Ugh, I FINALLY found the drawing, 14474, “Power Plant” correct old style English is killing me!

Thank you, again.

Jim Hann
04-20-2021, 08:26 PM
I use the 1.84" measurement. I made a tool out of a piece of aluminum to make the measurement over the baffle. I check with all the weight of the engine on the mount. I also put DC4 on the id of the bushings.

https://uploads.tapatalk-cdn.com/20210421/0dabb196449cae2d72302d04217f609d.jpg
Grabbing the DC-4 and wish us luck tomorrow!

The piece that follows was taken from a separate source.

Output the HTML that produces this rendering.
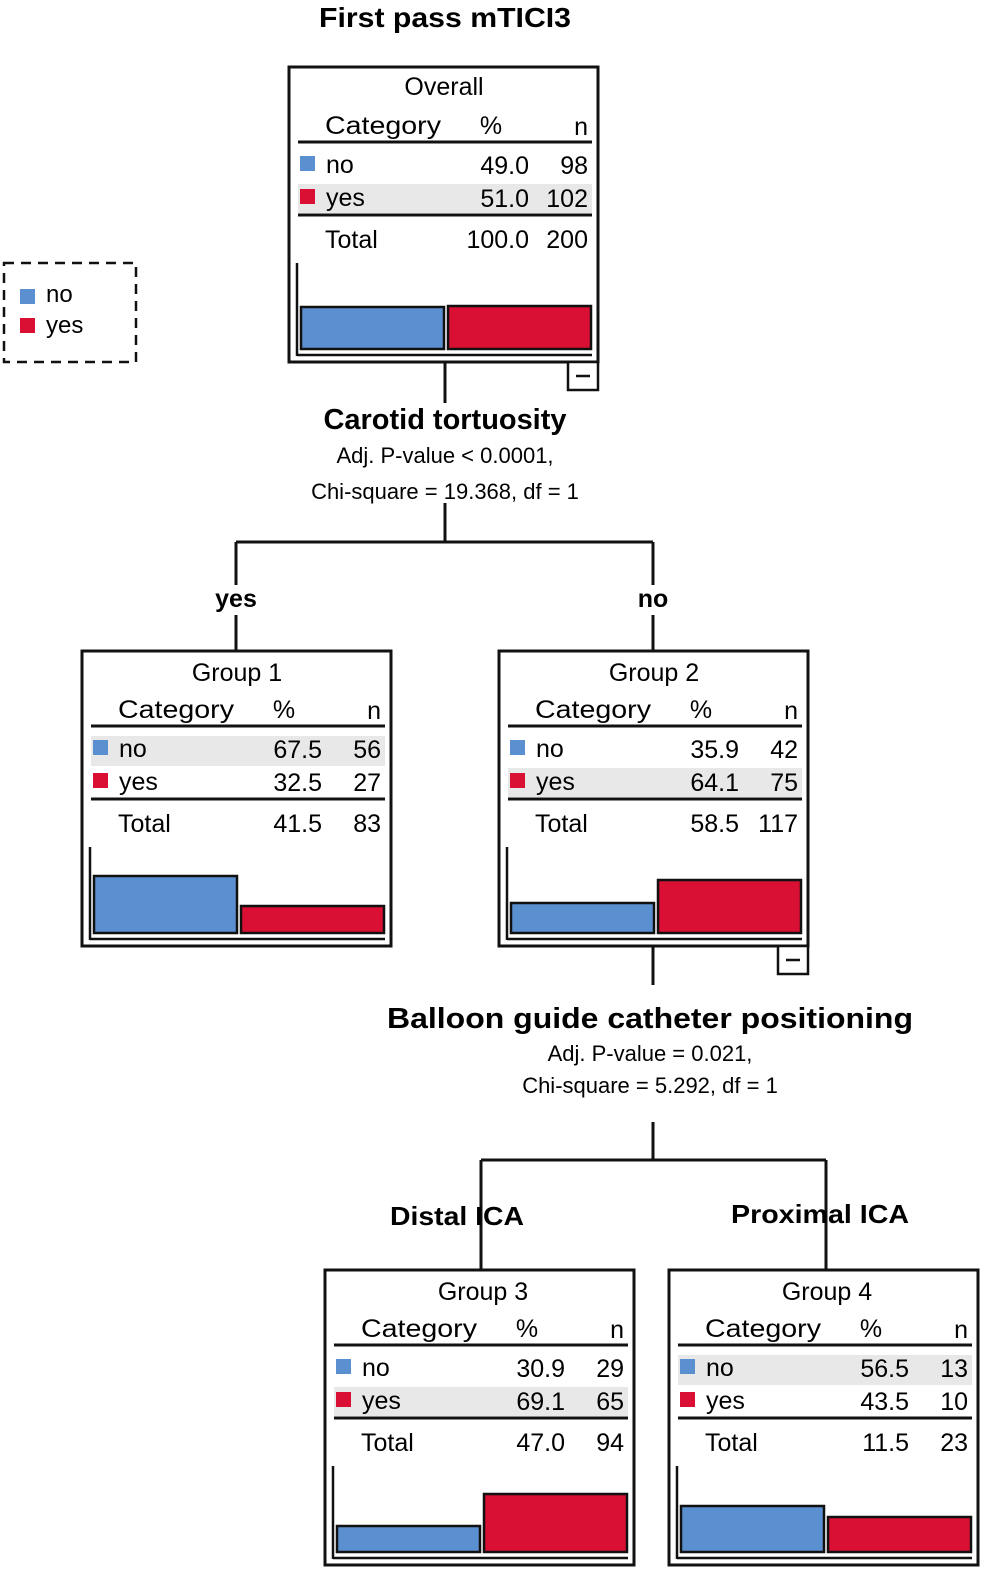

Sent from my iPhone using Tapatalk

Jim Hann
03-09-2022, 09:25 PM
http://www.supercub.org/photopost/data/760/medium/eng_mt_bushing.jpg
Steve, going slightly off topic. I have an Experimental with an HO-360-B1B, it is a conical mount. Are the mounting details (washers, bushings, etc) the same? I haven't been able to find a definitive answer on the web but there are allusions to the fact that all -235, -290, -320, and -360 conical setups are the same.

Thanks!

Steve Pierce
03-10-2022, 07:34 AM
The engine parts manual should show the bushings. As far as I know the washers and bushings are the same.

Jim Hann
03-10-2022, 02:58 PM
The engine parts manual should show the bushings. As far as I know the washers and bushings are the same.
That's what I thought, and I didn't find it. After seeing your post I pulled up the my -320 parts manual and found it easily, went back to the -360 manual and they just aren't listed there or any place that I can find. Thanks for the reply!

Jim

59pacer
03-15-2022, 03:17 AM
I installed new Lycoming #71032 mounts at engine overhaul. After 100 hours in 15 months, the engine is sagging badly. My record with the Aircraft Spruce (non-approved) home builders type has been no better.
I see that Superior have an SL 71032.
Has anyone had any experience of these?
They have all been set up to the 40"/lbs or 1.84" spec.
It's got so 'normal', that as the minimum idle on the engine reaches 800 rpm, I know to check for engine sag!

Steve Pierce
03-15-2022, 06:39 AM
I have always used the Lycoming rubbers and get many years out of them.